Friday, September 9, 2011

The Organic Killing of the Group of Seven

Creating to a theme with a timeline establishes parameters.

The new show at Patrick John Mills, entitled, I Killed the Group of Seven, really taxed me. I looked at what I do. I am a keyboard artist. I work with computer keyboards. Fat chance of doing anything remotely to do with landscapes or portraits, oil, canvas or anything that has to do with brushes and careful strokes.

After my brutal assault on Renoir a few posts ago, and since art is due at the gallery over the next couple of days, I came to the conclusion that it really was time to kill the Group of Seven, or El Grupo Siete, as I affectionately refer to them in Spanish.

I started with Tom Thompson, he who never really belonged  to the group, being dead before the group started in 1920. But who really pays attention to this. The Group factored him in. So I killed little Tom first. 

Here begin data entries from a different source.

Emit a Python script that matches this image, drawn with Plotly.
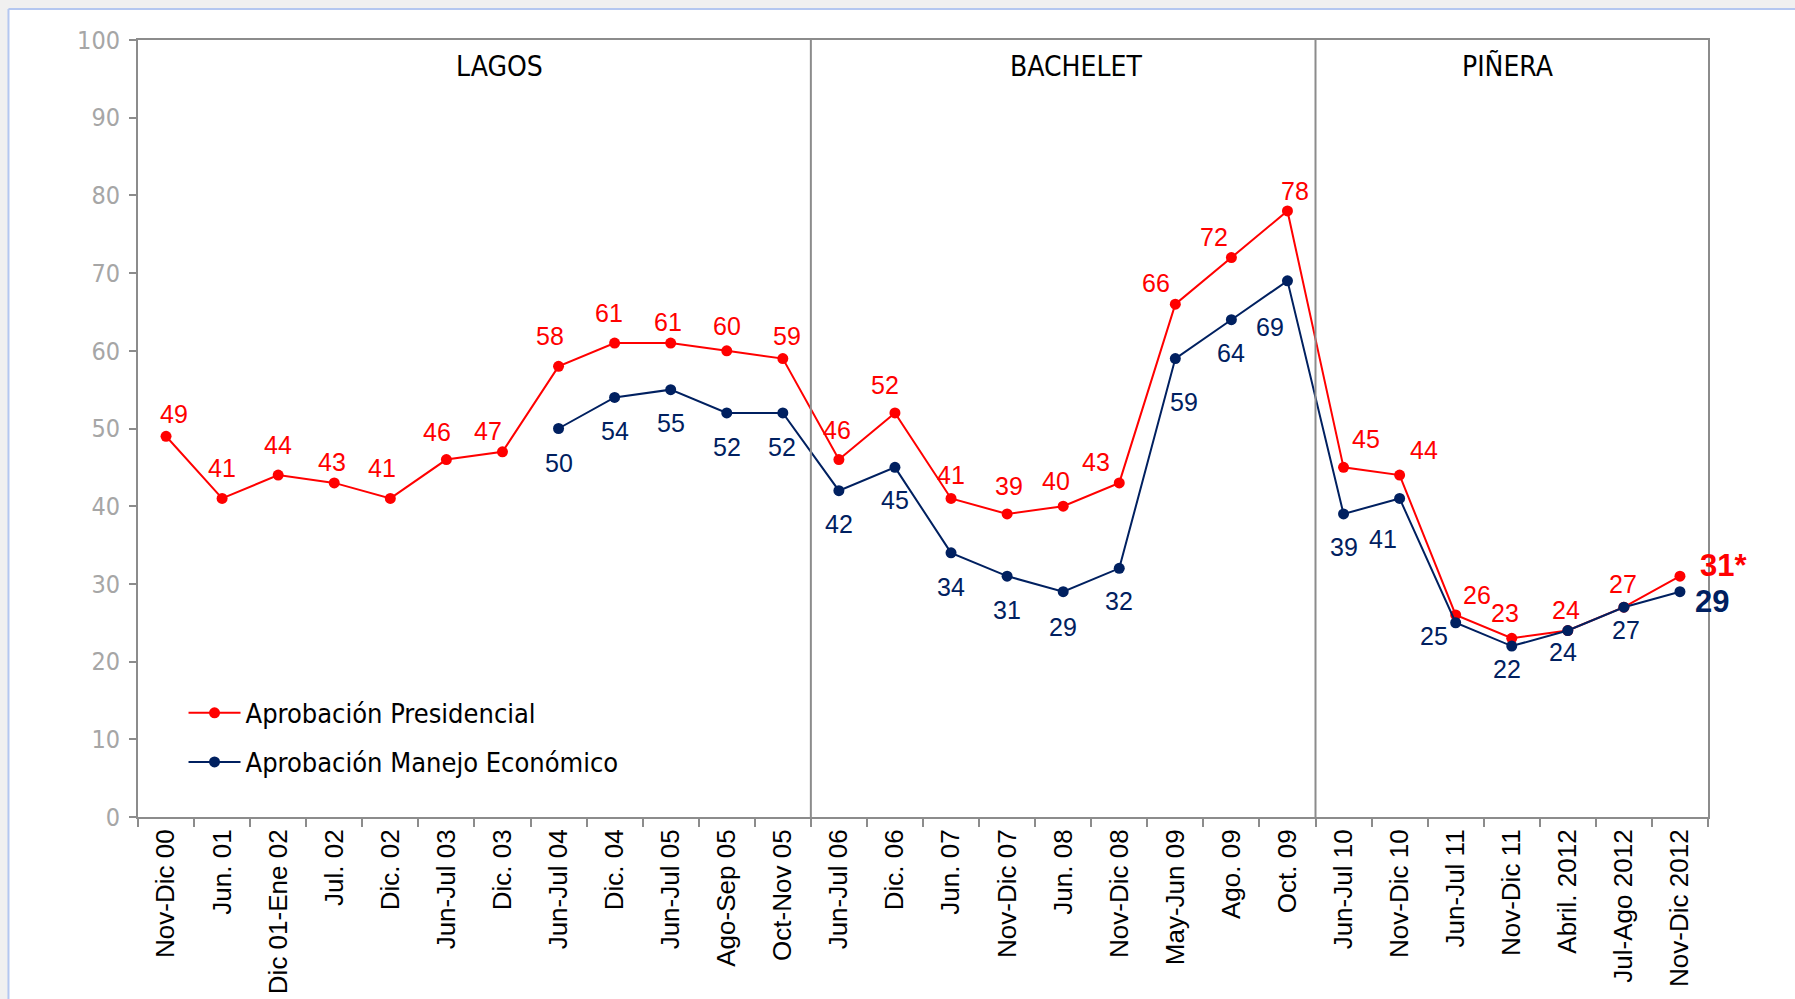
import plotly.graph_objects as go

# periods (x categories)
periods = ["Nov-Dic 00", "Jun. 01", "Dic 01-Ene 02", "Jul. 02", "Dic. 02", "Jun-Jul 03",
           "Dic. 03", "Jun-Jul 04", "Dic. 04", "Jun-Jul 05", "Ago-Sep 05", "Oct-Nov 05",
           "Jun-Jul 06", "Dic. 06", "Jun. 07", "Nov-Dic 07", "Jun. 08", "Nov-Dic 08",
           "May-Jun 09", "Ago. 09", "Oct. 09",
           "Jun-Jul 10", "Nov-Dic 10", "Jun-Jul 11", "Nov-Dic 11", "Abril. 2012",
           "Jul-Ago 2012", "Nov-Dic 2012"]

aprob_presidencial = [49, 41, 44, 43, 41, 46, 47, 58, 61, 61, 60, 59,
                      46, 52, 41, 39, 40, 43, 66, 72, 78,
                      45, 44, 26, 23, 24, 27, 31]
aprob_economico = [None, None, None, None, None, None, None, 50, 54, 55, 52, 52,
                   42, 45, 34, 31, 29, 32, 59, 64, 69,
                   39, 41, 25, 22, 24, 27, 29]

gobiernos = ["LAGOS", "BACHELET", "PIÑERA"]
gobierno_len = [12, 9, 7]

RED = "#ff0000"
NAVY = "#002060"
AXIS = "#8c8c8c"
NARROW = "Liberation Sans Narrow, Arial Narrow, DejaVu Sans Condensed, sans-serif"
ARIAL = "Liberation Sans, Arial, sans-serif"

# label offsets in pixels (style only)
red_dx = [8, 0, 0, -2, -8, -9, -14, -9, -6, -3, 0, 4, -2, -10, 0, 2, -7, -23, -19, -17, 8, 22, 24, 21, -7, -2, -1, 44]
red_dy = [22, 30, 30, 21, 30, 28, 21, 30, 30, 21, 25, 23, 30, 28, 23, 28, 25, 21, 21, 21, 20, 28, 25, 20, 25, 21, 23, 11]
blue_dx = [0] * 7 + [0, 0, 0, 0, -1, 0, 0, 0, 0, 0, 0, 9, 0, -17, 0, -17, -22, -5, -5, 2, 32]
blue_dy = [0] * 7 + [-34, -34, -33, -34, -34, -33, -33, -34, -34, -35, -33, -43, -33, -46, -33, -41, -13, -23, -21, -23, -10]

fig = go.Figure()

fig.add_trace(go.Scatter(x=periods, y=aprob_presidencial, mode="lines+markers",
                         name="Aprobación Presidencial", legendgroup="a",
                         line=dict(color=RED, width=2), marker=dict(color=RED, size=11)))
fig.add_trace(go.Scatter(x=periods, y=aprob_economico, mode="lines+markers",
                         name="Aprobación Manejo Económico", legendgroup="b",
                         line=dict(color=NAVY, width=2), marker=dict(color=NAVY, size=11)))

annotations = []
last = len(periods) - 1
for i, v in enumerate(aprob_presidencial):
    txt = str(v)
    font = dict(family=ARIAL, size=25, color=RED)
    if i == last:
        txt = "<b>%d*</b>" % v
        font = dict(family=ARIAL, size=31, color=RED)
    annotations.append(dict(x=i, y=v, xref="x", yref="y", text=txt, showarrow=False,
                            xshift=red_dx[i], yshift=red_dy[i], font=font))
for i, v in enumerate(aprob_economico):
    if v is None:
        continue
    txt = str(v)
    font = dict(family=ARIAL, size=25, color=NAVY)
    if i == last:
        txt = "<b>%d</b>" % v
        font = dict(family=ARIAL, size=31, color=NAVY)
    annotations.append(dict(x=i, y=v, xref="x", yref="y", text=txt, showarrow=False,
                            xshift=blue_dx[i], yshift=blue_dy[i], font=font))

# government sections
shapes = []
start = 0
title_shift = [25, 13, -4]
for k, (g, n) in enumerate(zip(gobiernos, gobierno_len)):
    annotations.append(dict(x=start + (n - 1) / 2, y=96.6, xref="x", yref="y", text=g,
                            showarrow=False, xshift=title_shift[k],
                            font=dict(family=NARROW, size=28, color="black")))
    if start > 0:
        shapes.append(dict(type="line", xref="x", yref="y", x0=start - 0.5, x1=start - 0.5,
                           y0=0, y1=100, line=dict(color=AXIS, width=2)))
    start += n

# screenshot frame (gray strip top, blue border left)
shapes.append(dict(type="rect", xref="paper", yref="paper", x0=-0.1, x1=1.1, y0=1.0399, y1=1.06,
                   fillcolor="#f0f0f0", line=dict(width=0), layer="below"))
shapes.append(dict(type="line", xref="paper", yref="paper", x0=-0.0825, x1=1.1, y0=1.0399, y1=1.0399,
                   line=dict(color="#b4c7f0", width=2)))
shapes.append(dict(type="rect", xref="paper", yref="paper", x0=-0.1, x1=-0.0825, y0=-0.3, y1=1.06,
                   fillcolor="#f0f0f0", line=dict(width=0), layer="below"))
shapes.append(dict(type="line", xref="paper", yref="paper", x0=-0.0825, x1=-0.0825, y0=-0.3, y1=1.0399,
                   line=dict(color="#b4c7f0", width=2)))

fig.update_layout(
    width=1795, height=999,
    margin=dict(l=138, r=87, t=40, b=182),
    paper_bgcolor="white", plot_bgcolor="white",
    showlegend=True,
    legend=dict(x=0.029, y=0.165, xanchor="left", yanchor="top", bgcolor="rgba(0,0,0,0)",
                font=dict(family=NARROW, size=27, color="black"), tracegroupgap=11,
                itemwidth=52),
    annotations=annotations,
    shapes=shapes,
)
fig.update_xaxes(type="category", categoryorder="array", categoryarray=periods,
                 range=[-0.5, len(periods) - 0.5], tickson="boundaries",
                 ticks="outside", ticklen=8, tickcolor=AXIS, tickwidth=2,
                 showline=True, linecolor=AXIS, linewidth=2, mirror=True,
                 tickangle=-90, showgrid=False, automargin=False,
                 tickfont=dict(family=ARIAL, size=26, color="black"))
fig.update_yaxes(range=[0, 100], dtick=10, ticks="outside", ticklen=7, tickcolor=AXIS,
                 tickwidth=2, showline=True, linecolor=AXIS, linewidth=2, mirror=True,
                 showgrid=False, zeroline=False, automargin=False, ticklabelstandoff=4,
                 tickfont=dict(family=NARROW, size=25, color="#a6a6a6"))

fig.write_html("out.html", config={"displayModeBar": False},
               post_script="document.body.style.margin='0';")
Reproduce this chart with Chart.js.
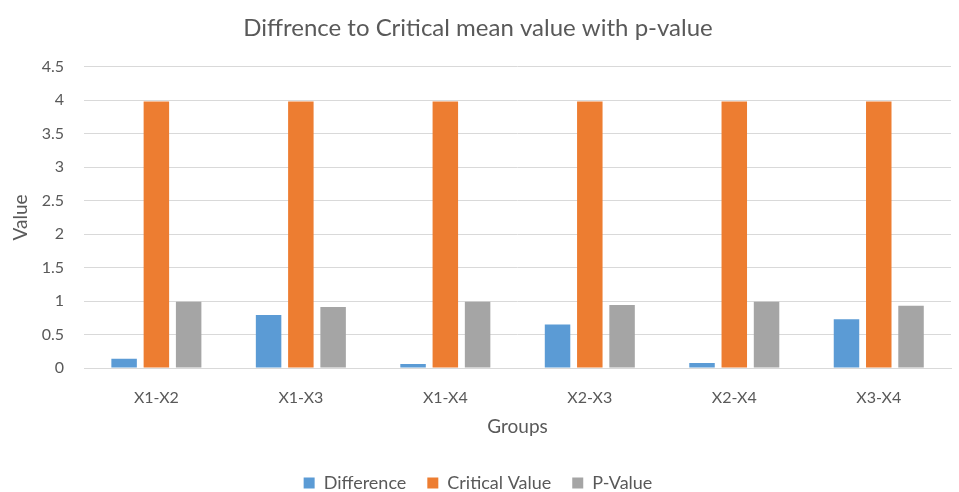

Tom and his paddle. He was found drowned with fishing line was around his feet, not a strand of wool around his neck. A moot point.
And then I looked at the other seven, eight, really, if you count British Columbia's Emily Carr who was born before any of them and who outlasted the majority. She never was considered a part of the group but it is admitted that her work was influential.

So little Em, she was next.
Emily, every inch a lady. She was into that native turquoise thing.

And then I thought, I'd better tackle the rest, Frank Johnston, Lauren Harris, Frederick Varley, Frank Carmichael, Arthur Lismer, J.E. H. MacDonald and old A.Y. Jackson, himself.

I made a series of string dolls out of a variety of materials and originally, was using small foam balls for the heads but when I sprayed them pink, they disintegrated. Tom Thompson is the only actual doll used in the piece because I happened to have an outdoorsy doll that fit to a T.
El Grupo Siete

I think the concept of voodoo dolls impaled by plastic paint brushes is perfect but my execution, perhaps less so.

Still, it's clever and sure to astonish if not amuse.